In declaring independence, Kosovo’s prime minister, Hashim Thaci, a former leader of the guerrilla force that just over 10 years ago began an armed rebellion against Serbian domination, struck a note of reconciliation. Addressing Parliament in both Albanian and Serbian, he pledged to protect the rights of Kosovo’s Serbian minority.
“I feel the heartbeat of our ancestors,” he said. “We, the leaders of our people, democratically elected, through this declaration proclaim Kosovo an independent and sovereign state.”
Kosovo, a desperately poor, predominantly Muslim landlocked territory of two million, has been a United Nations protectorate since 1999, policed by 16,000 NATO troops. Its unemployment rate is about 60 percent and average monthly wage is $250.

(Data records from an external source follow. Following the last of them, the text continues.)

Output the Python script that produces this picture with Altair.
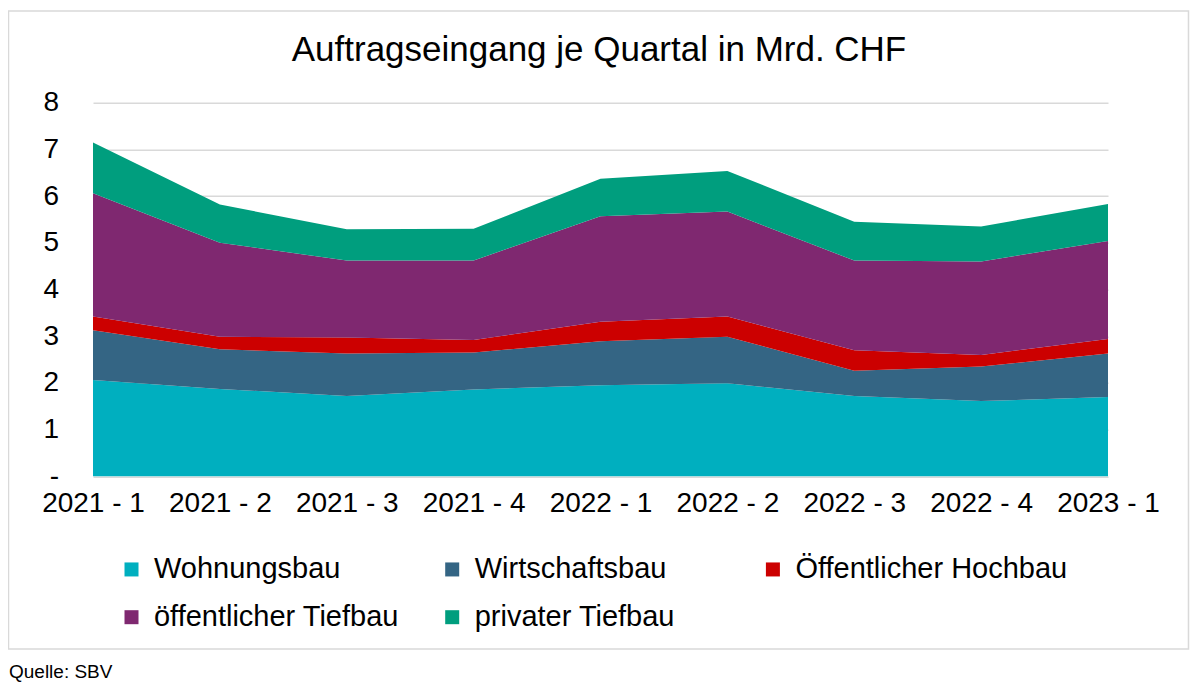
import altair as alt
import pandas as pd

quarters = ["2021 - 1", "2021 - 2", "2021 - 3", "2021 - 4", "2022 - 1",
            "2022 - 2", "2022 - 3", "2022 - 4", "2023 - 1"]
series = ["Wohnungsbau", "Wirtschaftsbau", "Öffentlicher Hochbau",
          "öffentlicher Tiefbau", "privater Tiefbau"]
colors = ["#00AFBF", "#346584", "#CC0000", "#7F2870", "#009E7E"]

wohnungsbau = [2.06, 1.87, 1.72, 1.86, 1.95, 1.99, 1.72, 1.61, 1.70]
wirtschaftsbau = [1.07, 0.85, 0.91, 0.79, 0.94, 1.00, 0.54, 0.74, 0.93]
oeff_hochbau = [0.29, 0.27, 0.34, 0.27, 0.42, 0.43, 0.44, 0.25, 0.31]
oeff_tiefbau = [2.64, 2.01, 1.65, 1.70, 2.26, 2.25, 1.92, 2.00, 2.10]
priv_tiefbau = [1.09, 0.82, 0.67, 0.68, 0.80, 0.87, 0.83, 0.75, 0.79]

y_ticks = [0, 1, 2, 3, 4, 5, 6, 7, 8]
title_text = "Auftragseingang je Quartal in Mrd. CHF"
source_text = "Quelle: SBV"

FONT = "Liberation Sans"

values = [wohnungsbau, wirtschaftsbau, oeff_hochbau, oeff_tiefbau, priv_tiefbau]
rows = []
for i, (name, vals) in enumerate(zip(series, values)):
    for q, v in zip(quarters, vals):
        rows.append({"Quartal": q, "Reihe": name, "Wert": v, "idx": i})
df = pd.DataFrame(rows)

W, H = 1015, 373.6

area = alt.Chart(df).mark_area(opacity=1).encode(
    x=alt.X("Quartal:O", sort=quarters, scale=alt.Scale(padding=0),
            axis=alt.Axis(title=None, labelAngle=0, labelFontSize=28, labelFont=FONT,
                          labelColor="#000000", labelPadding=13, ticks=False, tickSize=0,
                          domain=False, grid=False, labelOverlap=False)),
    y=alt.Y("Wert:Q", stack="zero", scale=alt.Scale(domain=[0, 8], nice=False),
            axis=alt.Axis(title=None, values=y_ticks, labelFontSize=28, labelFont=FONT,
                          labelColor="#000000", labelPadding=34.5, ticks=False, tickSize=0,
                          domain=False, grid=True, gridColor="#D9D9D9", gridWidth=1.5,
                          labelExpr="datum.value == 0 ? '-\u00a0\u00a0' : datum.label")),
    color=alt.Color("Reihe:N", scale=alt.Scale(domain=series, range=colors),
                    legend=alt.Legend(title=None, orient="none", legendX=24, legendY=452,
                                      direction="horizontal", columns=3, gridAlign="all",
                                      symbolType="square", symbolSize=196, symbolStrokeWidth=0,
                                      symbolOpacity=1, labelFontSize=29, labelFont=FONT,
                                      labelColor="#000000", labelOffset=8, columnPadding=11.7,
                                      rowPadding=18, padding=0, labelLimit=500)),
    order=alt.Order("idx:Q", sort="ascending"),
)

border = alt.Chart(pd.DataFrame({"k": [0]})).mark_rect(
    fillOpacity=0, stroke="#D9D9D9", strokeWidth=1.5, clip=False
).encode(x=alt.value(-84.5), x2=alt.value(1095.5), y=alt.value(-91.7), y2=alt.value(546.3))

title = alt.Chart(pd.DataFrame({"t": [title_text]})).mark_text(
    align="center", baseline="alphabetic", fontSize=35, font=FONT, color="#000000"
).encode(text="t:N", x=alt.value(506), y=alt.value(-41.7))

source = alt.Chart(pd.DataFrame({"t": [source_text]})).mark_text(
    align="left", baseline="alphabetic", fontSize=19, font=FONT, color="#000000"
).encode(text="t:N", x=alt.value(-84), y=alt.value(575.3))

chart = alt.layer(border, area, title, source).properties(
    width=W, height=H,
    padding={"left": 85, "top": 94.7, "right": 84, "bottom": 210},
    autosize="none",
    background="white",
).configure_view(stroke="transparent")

chart.save("out.html", embed_options={"renderer": "svg", "actions": False})
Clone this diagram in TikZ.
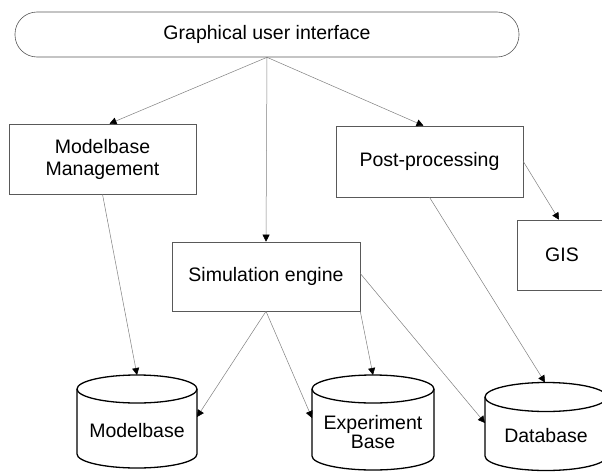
\documentclass[tikz,border=0pt]{standalone}
\usepackage{fontspec}
\setmainfont{Liberation Sans}
\usetikzlibrary{arrows.meta,calc}
\begin{document}
\begin{tikzpicture}[x=1pt,y=-1pt,
  lbl/.style={font=\fontsize{19.5}{22}\selectfont, align=center, inner sep=0pt},
  box/.style={lbl, draw=black!65, line width=0.6pt, minimum width=187pt, minimum height=70pt},
  conn/.style={draw=black!50, line width=0.5pt, -{Triangle[length=7pt,width=7pt,color=black]}},
  cyl/.style={draw=black, line width=1.3pt}]
\useasboundingbox (0,0) rectangle (602,471);
\fill[white] (0,0) rectangle (602,471);
\clip (0,0) rectangle (602,471);

% boxes
\node[lbl, draw=black!65, line width=0.6pt, minimum width=504pt, minimum height=45pt, rounded corners=22pt] (gui) at (267,34.5) {Graphical user interface};
\node[box] (mm) at (102.5,159) {Modelbase\\Management};
\node[box, minimum height=71pt] (pp) at (429.5,161.5) {Post-processing};
\node[box, minimum width=188pt, minimum height=69pt] (sim) at (266,276.5) {Simulation engine};
\node[box, minimum width=90pt] (gis) at (562,255) {GIS};

% cylinders
\draw[cyl] (137,389) ellipse [x radius=60, y radius=14];
\draw[cyl] (77,389) -- (77,454) arc[start angle=180, end angle=0, x radius=60, y radius=14] -- (197,389);
\node[lbl] (mb) at (137,431) {Modelbase};
\coordinate (mbtop) at (137,375);
\coordinate (mbright) at (197,417);

\draw[cyl] (373,389) ellipse [x radius=61, y radius=14];
\draw[cyl] (312,389) -- (312,456) arc[start angle=180, end angle=0, x radius=61, y radius=14] -- (434,389);
\node[lbl, font=\fontsize{19.5}{19}\selectfont] (eb) at (373,432.5) {Experiment\\Base};
\coordinate (ebtop) at (373,375);
\coordinate (ebleft) at (312,418);

\draw[cyl] (546,397) ellipse [x radius=61, y radius=14.5];
\draw[cyl] (485,397) -- (485,456) arc[start angle=180, end angle=0, x radius=61, y radius=14.5] -- (607,397);
\node[lbl] (db) at (546,436) {Database};
\coordinate (dbtop) at (545,382.5);
\coordinate (dbleft) at (485,423);

% connectors
\draw[conn] (gui.south) -- ([xshift=7pt]mm.north);
\draw[conn] (gui.south) -- (sim.north);
\draw[conn] (gui.south) -- ([xshift=-6pt]pp.north);
\draw[conn] (mm.south) -- (mbtop);
\draw[conn] (sim.south) -- (mbright);
\draw[conn] (sim.south) -- (ebleft);
\draw[conn] (sim.south east) -- (ebtop);
\draw[conn] ([yshift=3pt]sim.east) -- (dbleft);
\draw[conn] (pp.south) -- (dbtop);
\draw[conn] (pp.east) -- ([xshift=-3pt]gis.north);
\end{tikzpicture}
\end{document}
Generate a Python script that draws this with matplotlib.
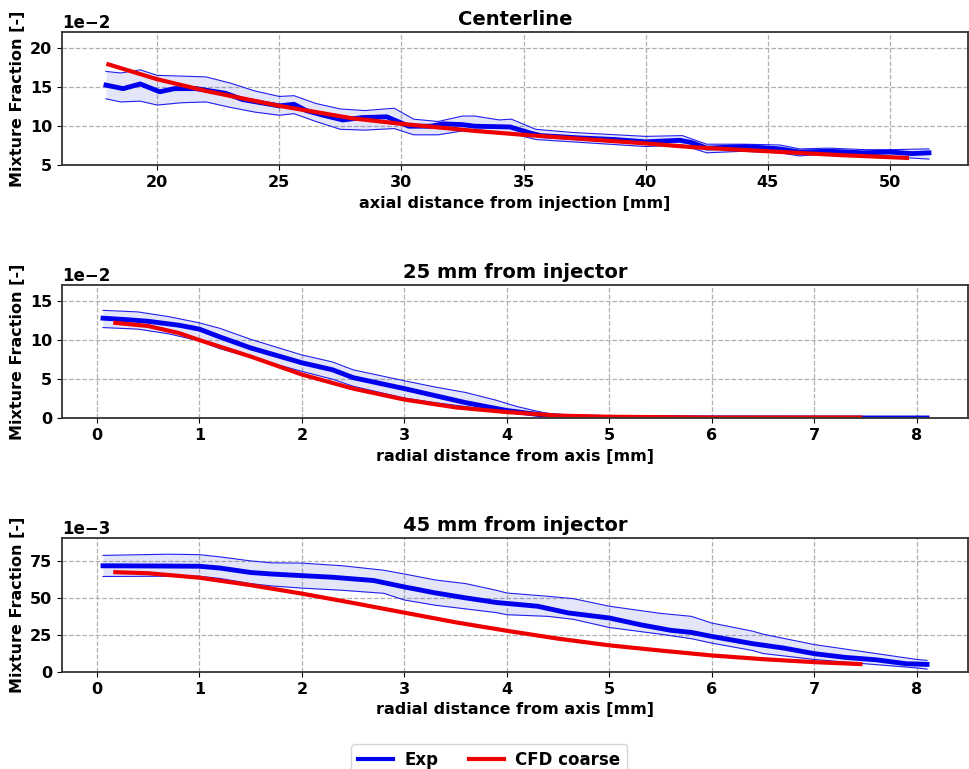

Electricity is so undependable that lights go out in the capital several times a day. Corruption is rife and human trafficking threatens to entrench a lawless state on Europe’s doorstep.
Ethnic Albanians from as far away as the United States poured into Pristina over the weekend, braving freezing temperatures and heavy snow to dance in frenzied jubilation. Beating drums, waving Albanian flags and throwing firecrackers, they chanted: “Independence! Independence! We are free at last!”
A 100-foot-long birthday cake was installed on Pristina’s main boulevard.
In an outpouring of adulation for the United States, the architect of NATO’s 1999 bombing campaign against Serbian forces under President Slobodan Milosevic, revelers unfurled giant American flags, carried posters of former President Bill Clinton and chanted, “Thank you, U.S.A.” and “God bless America.”